Imperial’s Pork Sausage and Oyster Stuffing
Serves 12 people
TOAST THE BREAD AND BAKE THE OYSTERS
For the bread cubes: Preheat the oven to 250 degrees. Toss 2 cups of ½-inch diced rustic bread with 4 tbsp butter, melted, 1 tbsp sage, salt and pepper, and toast until crispy, approximately 40 minutes. Shuck ¼ lb of oysters, place in oven, and bake for 30 minutes, or until firm and golden brown.

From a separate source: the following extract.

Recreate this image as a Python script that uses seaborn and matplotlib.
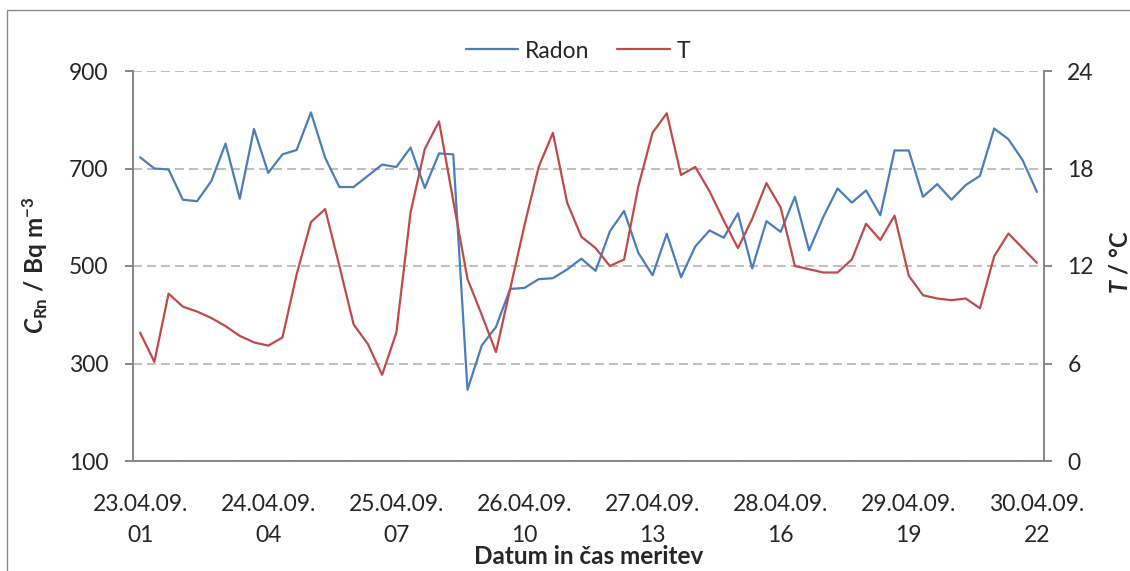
import numpy as np
import pandas as pd
import matplotlib
matplotlib.use("Agg")
import matplotlib.pyplot as plt
from matplotlib.patches import Rectangle
import seaborn as sns

# Measurements every 3 hours, 23.04.2009 01h to 30.04.2009 22h
radon = [723, 700, 698, 636, 633, 674, 751, 638, 781, 691,
         729, 738, 815, 722, 662, 662, 685, 708, 703, 743,
         660, 731, 729, 246, 337, 375, 453, 455, 473, 475,
         493, 515, 490, 571, 613, 527, 481, 566, 477, 540,
         573, 558, 608, 495, 592, 570, 642, 532, 601, 659,
         630, 655, 604, 737, 737, 642, 668, 636, 666, 685,
         782, 760, 717, 652]
temperature = [7.9, 6.1, 10.3, 9.5, 9.2, 8.8, 8.3, 7.7, 7.3, 7.1,
               7.6, 11.5, 14.7, 15.5, 12.0, 8.4, 7.2, 5.3, 7.9, 15.3,
               19.2, 20.9, 16.0, 11.2, 9.0, 6.7, 10.6, 14.5, 18.1, 20.2,
               15.9, 13.8, 13.1, 12.0, 12.4, 16.9, 20.2, 21.4, 17.6, 18.1,
               16.6, 14.8, 13.1, 14.9, 17.1, 15.6, 12.0, 11.8, 11.6, 11.6,
               12.4, 14.6, 13.6, 15.1, 11.4, 10.2, 10.0, 9.9, 10.0, 9.4,
               12.6, 14.0, 13.1, 12.2]
tick_dates = ["23.04.09.", "24.04.09.", "25.04.09.", "26.04.09.",
              "27.04.09.", "28.04.09.", "29.04.09.", "30.04.09."]
tick_hours = ["01", "04", "07", "10", "13", "16", "19", "22"]
radon_ticks = [100, 300, 500, 700, 900]
temp_ticks = [0, 6, 12, 18, 24]

df = pd.DataFrame({"idx": np.arange(len(radon)), "Radon": radon, "T": temperature})

sns.set_style("white")
plt.rcParams["font.family"] = ["Lato", "DejaVu Sans"]
plt.rcParams["mathtext.fontset"] = "custom"
plt.rcParams["mathtext.rm"] = "Lato"
plt.rcParams["mathtext.it"] = "Lato:italic:bold"
plt.rcParams["mathtext.bf"] = "Lato:bold"
plt.rcParams["mathtext.bfit"] = "Lato:italic:bold"

W, H = 1130, 571
BLUE = "#4A7EBB"
RED = "#BE4B48"
GREY = "#868686"
FS = 16.5

fig = plt.figure(figsize=(W / 100, H / 100), dpi=100)
fig.patches.append(Rectangle((6.5 / W, -0.1), 1.2, 1.1 - 10 / H,
                             transform=fig.transFigure, fill=False,
                             edgecolor="#898989", lw=1.0))

ax = fig.add_axes([133 / W, 1 - 461 / H, 911 / W, 390 / H])
ax2 = ax.twinx()

sns.lineplot(data=df, x="idx", y="Radon", ax=ax, color=BLUE, lw=1.6, label="Radon", legend=False)
sns.lineplot(data=df, x="idx", y="T", ax=ax2, color=RED, lw=1.6, label="T", legend=False)

ax.set_xlim(-0.5, len(radon) - 0.5)
ax.set_ylim(100, 900)
ax2.set_ylim(0, 24)
ax.set_yticks(radon_ticks)
ax2.set_yticks(temp_ticks)
ax.set_xticks(np.arange(0, len(radon), 9))
ax.set_xticklabels([f"{d}\n{h}" for d, h in zip(tick_dates, tick_hours)],
                   fontsize=FS, linespacing=1.58)
ax.set_xticks(np.arange(-0.5, len(radon), 8), minor=True)
ax.tick_params(axis="x", which="major", length=0, pad=24)
ax.tick_params(axis="x", which="minor", length=5, width=1.4, color=GREY, direction="out")
ax.tick_params(axis="y", length=5.8, width=1.4, color=GREY, direction="out", pad=12, labelsize=FS)
ax2.tick_params(axis="y", length=5.8, width=1.4, color=GREY, direction="out", pad=11, labelsize=FS)
ax.set_xlabel("")
ax.set_ylabel("")
ax2.set_ylabel("")

ax.set_axisbelow(True)
ax.yaxis.grid(True, linestyle=(0, (4.6, 2.6)), color="#BFBFBF", lw=1.4)
ax.xaxis.grid(False)
ax2.grid(False)

for a in (ax, ax2):
    for s in a.spines.values():
        s.set_visible(False)
for name in ("left", "bottom"):
    ax.spines[name].set_visible(True)
    ax.spines[name].set_color(GREY)
    ax.spines[name].set_linewidth(1.4)
ax2.spines["right"].set_visible(True)
ax2.spines["right"].set_color(GREY)
ax2.spines["right"].set_linewidth(1.4)

fig.text(35 / W, 1 - 265 / H, r"$\mathit{C}_{\mathbf{Rn}}\mathbf{\ /\ Bq\ m^{-3}}$",
         rotation=90, ha="center", va="center", fontsize=17.5)
fig.text(1120 / W, 1 - 262 / H, r"$\mathit{T}\mathbf{\ /\ °C}$",
         rotation=90, ha="center", va="center", fontsize=17)
fig.text(589 / W, 1 - 556 / H, "Datum in čas meritev", fontweight="bold",
         ha="center", va="center", fontsize=17.5)

handles = [ax.get_lines()[0], ax2.get_lines()[0]]
fig.legend(handles, ["Radon", "T"], loc="center", bbox_to_anchor=(578 / W, 1 - 51 / H),
           ncol=2, frameon=False, fontsize=FS, handlelength=2.3, handletextpad=0.3,
           columnspacing=1.2)

fig.savefig("out.png", dpi=100)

Allow to cool then chop finely with a knife.
COOK THE SAUSAGE
Mix together ¾ lbs ground pork, ¼ cup chopped onion, 1 tbsp chopped sage, 1 tbsp chopped garlic, 1 tbsp ground fennel, 2 tsp salt, 2 tsp smoked paprika, a pinch of chile flake. Cook sausage over medium-high heat in large sauté pan, breaking it up into pieces with a spatula as it browns. Reserve cooked sausage and keep the pan for the vegetables.
COOK THE VEGETABLES
Over medium heat, sauté 1 onion, diced, 1 carrot, diced, and 2 stalks celery, diced in sausage fat for 5 minutes. Add ¼ lb mushrooms, roughly chopped and 4 cloves garlic, roughly chopped and cook for 2 minutes. Add ½ cup diced canned tomatoes and cook for 5-7 minutes longer.
Raise oven to 350 degrees. Combine sausage, bread, vegetables, oysters and ½ cup chicken stock in a large bowl, mixing well. Scrape mix into a pan and bake until golden brown and bubbling, roughly 45 minutes.